**Task statement:**
Leaving out every picture, quote the data below exactly as it appears.

<<<<

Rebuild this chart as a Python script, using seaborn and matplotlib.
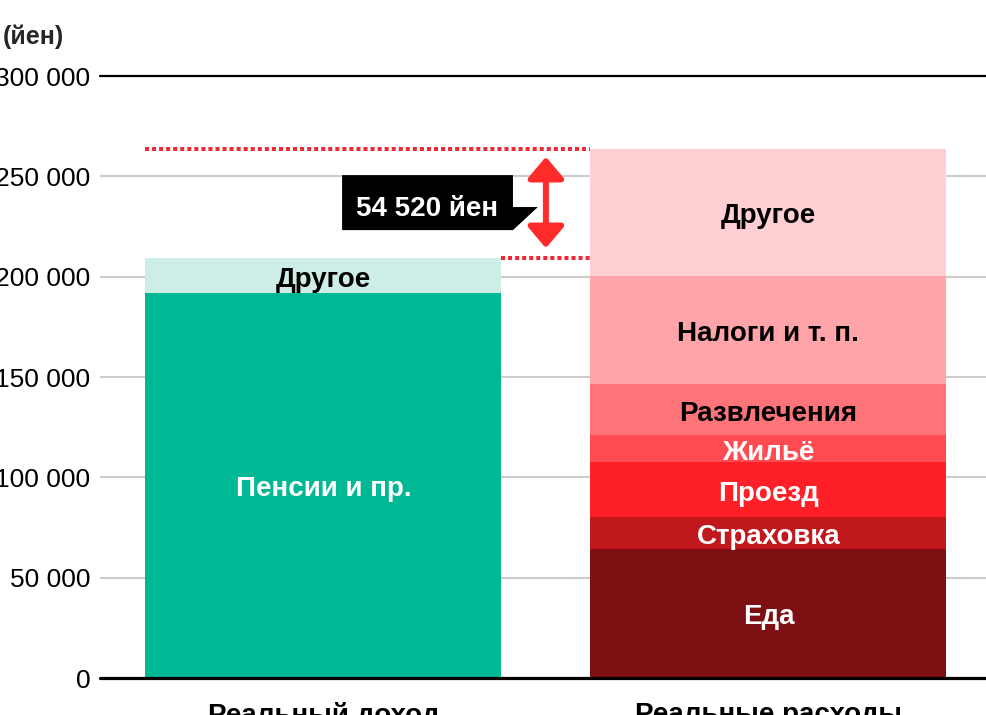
import matplotlib
matplotlib.use("Agg")
import matplotlib.pyplot as plt
from matplotlib.patches import Polygon
import pandas as pd
import seaborn as sns

bars = ["Реальный доход", "Реальные расходы"]

income_labels = ["Пенсии и пр.", "Другое"]
income_values = [191880, 17318]
income_colors = ["#00b894", "#cdeee6"]
income_text = ["white", "black"]

spend_labels = ["Еда", "Страховка", "Проезд", "Жильё", "Развлечения", "Налоги и т. п.", "Другое"]
spend_values = [64500, 15500, 27500, 13600, 25200, 54000, 63418]
spend_colors = ["#7e1013", "#c1181d", "#ff1f26", "#ff4b51", "#ff7479", "#ffa4a8", "#ffd0d3"]
spend_text = ["white", "white", "white", "white", "black", "black", "black"]

yticks = [0, 50000, 100000, 150000, 200000, 250000, 300000]

# build one table of stacked segments
rows = []
for bar, labels, values, colors, tcols in [
    (bars[0], income_labels, income_values, income_colors, income_text),
    (bars[1], spend_labels, spend_values, spend_colors, spend_text),
]:
    bottom = 0
    for lab, val, col, tc in zip(labels, values, colors, tcols):
        rows.append(dict(bar=bar, label=lab, bottom=bottom, top=bottom + val, color=col, tcolor=tc))
        bottom += val
df = pd.DataFrame(rows)

sns.set_theme(style="white")
plt.rcParams["font.family"] = ["Liberation Sans", "DejaVu Sans"]

fig = plt.figure(figsize=(9.86, 7.15), dpi=100)
ax = fig.add_axes([100 / 986, 37 / 715, 886 / 986, 602 / 715])

# stacked bars: draw tallest cumulative first, smaller ones on top
for _, r in df.sort_values("top", ascending=False).iterrows():
    sns.barplot(x=[r["bar"]], y=[r["top"]], order=bars, color=r["color"],
                saturation=1, width=0.8, linewidth=0, errorbar=None, ax=ax, zorder=2)

pos = {b: i for i, b in enumerate(bars)}
for _, r in df.iterrows():
    ax.text(pos[r["bar"]], (r["bottom"] + r["top"]) / 2 - 2000, r["label"], ha="center", va="center",
            fontsize=20, fontweight="bold", color=r["tcolor"], zorder=4)

ax.set_xlim(-0.502, 1.489)
ax.set_ylim(0, 300000)
ax.set_yticks(yticks)
ax.set_yticklabels([f"{v:,}".replace(",", " ") for v in yticks])
ax.set_xlabel("")
ax.set_ylabel("")
for s in ax.spines.values():
    s.set_visible(False)
ax.yaxis.grid(True, color="#cccccc", lw=1.5, zorder=0)
ax.set_axisbelow(True)
ax.axhline(300000, color="black", lw=1.6, zorder=1, clip_on=False)
ax.axhline(0, color="black", lw=2.3, zorder=5, clip_on=False)
ax.tick_params(axis="y", length=0, pad=7, labelsize=19, colors="black")
ax.tick_params(axis="x", length=0, pad=17, labelsize=20, colors="black")
for t in ax.get_xticklabels():
    t.set_fontweight("bold")

# gap annotation
inc_total = sum(income_values)
sp_total = sum(spend_values)
gap = sp_total - inc_total
red = "#ee2a35"
ax.plot([-0.4, 0.6], [sp_total, sp_total], color=red, lw=2.9, ls=(0, (1, 0.75)), zorder=3)
ax.plot([0.4, 0.6], [inc_total, inc_total], color=red, lw=2.9, ls=(0, (1, 0.75)), zorder=3)
ax.annotate("", xy=(0.5, sp_total - 4000), xytext=(0.5, inc_total + 5000),
            arrowprops=dict(arrowstyle="<|-|>,head_length=0.65,head_width=0.55", mutation_scale=20,
                            lw=4.3, color="#ff2a2a", shrinkA=0, shrinkB=0), zorder=4)

box = Polygon([(0.042, 250600), (0.426, 250600), (0.426, 234700), (0.482, 234700),
               (0.426, 223200), (0.042, 223200)], closed=True, fc="black", ec="none", zorder=4)
ax.add_patch(box)
ax.text(0.234, 233500, f"{gap:,} йен".replace(",", " "), ha="center", va="center",
        color="white", fontsize=20, fontweight="bold", zorder=5)

fig.text(3 / 986, 1 - 37 / 715, "(йен)", ha="left", va="center", fontsize=18, fontweight="bold")

fig.savefig("out.png", dpi=100)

>>>>

**Answer in full:**
Rebuild this chart as a Python script, using seaborn and matplotlib.
import matplotlib
matplotlib.use("Agg")
import matplotlib.pyplot as plt
from matplotlib.patches import Polygon
import pandas as pd
import seaborn as sns

bars = ["Реальный доход", "Реальные расходы"]

income_labels = ["Пенсии и пр.", "Другое"]
income_values = [191880, 17318]
income_colors = ["#00b894", "#cdeee6"]
income_text = ["white", "black"]

spend_labels = ["Еда", "Страховка", "Проезд", "Жильё", "Развлечения", "Налоги и т. п.", "Другое"]
spend_values = [64500, 15500, 27500, 13600, 25200, 54000, 63418]
spend_colors = ["#7e1013", "#c1181d", "#ff1f26", "#ff4b51", "#ff7479", "#ffa4a8", "#ffd0d3"]
spend_text = ["white", "white", "white", "white", "black", "black", "black"]

yticks = [0, 50000, 100000, 150000, 200000, 250000, 300000]

# build one table of stacked segments
rows = []
for bar, labels, values, colors, tcols in [
    (bars[0], income_labels, income_values, income_colors, income_text),
    (bars[1], spend_labels, spend_values, spend_colors, spend_text),
]:
    bottom = 0
    for lab, val, col, tc in zip(labels, values, colors, tcols):
        rows.append(dict(bar=bar, label=lab, bottom=bottom, top=bottom + val, color=col, tcolor=tc))
        bottom += val
df = pd.DataFrame(rows)

sns.set_theme(style="white")
plt.rcParams["font.family"] = ["Liberation Sans", "DejaVu Sans"]

fig = plt.figure(figsize=(9.86, 7.15), dpi=100)
ax = fig.add_axes([100 / 986, 37 / 715, 886 / 986, 602 / 715])

# stacked bars: draw tallest cumulative first, smaller ones on top
for _, r in df.sort_values("top", ascending=False).iterrows():
    sns.barplot(x=[r["bar"]], y=[r["top"]], order=bars, color=r["color"],
                saturation=1, width=0.8, linewidth=0, errorbar=None, ax=ax, zorder=2)

pos = {b: i for i, b in enumerate(bars)}
for _, r in df.iterrows():
    ax.text(pos[r["bar"]], (r["bottom"] + r["top"]) / 2 - 2000, r["label"], ha="center", va="center",
            fontsize=20, fontweight="bold", color=r["tcolor"], zorder=4)

ax.set_xlim(-0.502, 1.489)
ax.set_ylim(0, 300000)
ax.set_yticks(yticks)
ax.set_yticklabels([f"{v:,}".replace(",", " ") for v in yticks])
ax.set_xlabel("")
ax.set_ylabel("")
for s in ax.spines.values():
    s.set_visible(False)
ax.yaxis.grid(True, color="#cccccc", lw=1.5, zorder=0)
ax.set_axisbelow(True)
ax.axhline(300000, color="black", lw=1.6, zorder=1, clip_on=False)
ax.axhline(0, color="black", lw=2.3, zorder=5, clip_on=False)
ax.tick_params(axis="y", length=0, pad=7, labelsize=19, colors="black")
ax.tick_params(axis="x", length=0, pad=17, labelsize=20, colors="black")
for t in ax.get_xticklabels():
    t.set_fontweight("bold")

# gap annotation
inc_total = sum(income_values)
sp_total = sum(spend_values)
gap = sp_total - inc_total
red = "#ee2a35"
ax.plot([-0.4, 0.6], [sp_total, sp_total], color=red, lw=2.9, ls=(0, (1, 0.75)), zorder=3)
ax.plot([0.4, 0.6], [inc_total, inc_total], color=red, lw=2.9, ls=(0, (1, 0.75)), zorder=3)
ax.annotate("", xy=(0.5, sp_total - 4000), xytext=(0.5, inc_total + 5000),
            arrowprops=dict(arrowstyle="<|-|>,head_length=0.65,head_width=0.55", mutation_scale=20,
                            lw=4.3, color="#ff2a2a", shrinkA=0, shrinkB=0), zorder=4)

box = Polygon([(0.042, 250600), (0.426, 250600), (0.426, 234700), (0.482, 234700),
               (0.426, 223200), (0.042, 223200)], closed=True, fc="black", ec="none", zorder=4)
ax.add_patch(box)
ax.text(0.234, 233500, f"{gap:,} йен".replace(",", " "), ha="center", va="center",
        color="white", fontsize=20, fontweight="bold", zorder=5)

fig.text(3 / 986, 1 - 37 / 715, "(йен)", ha="left", va="center", fontsize=18, fontweight="bold")

fig.savefig("out.png", dpi=100)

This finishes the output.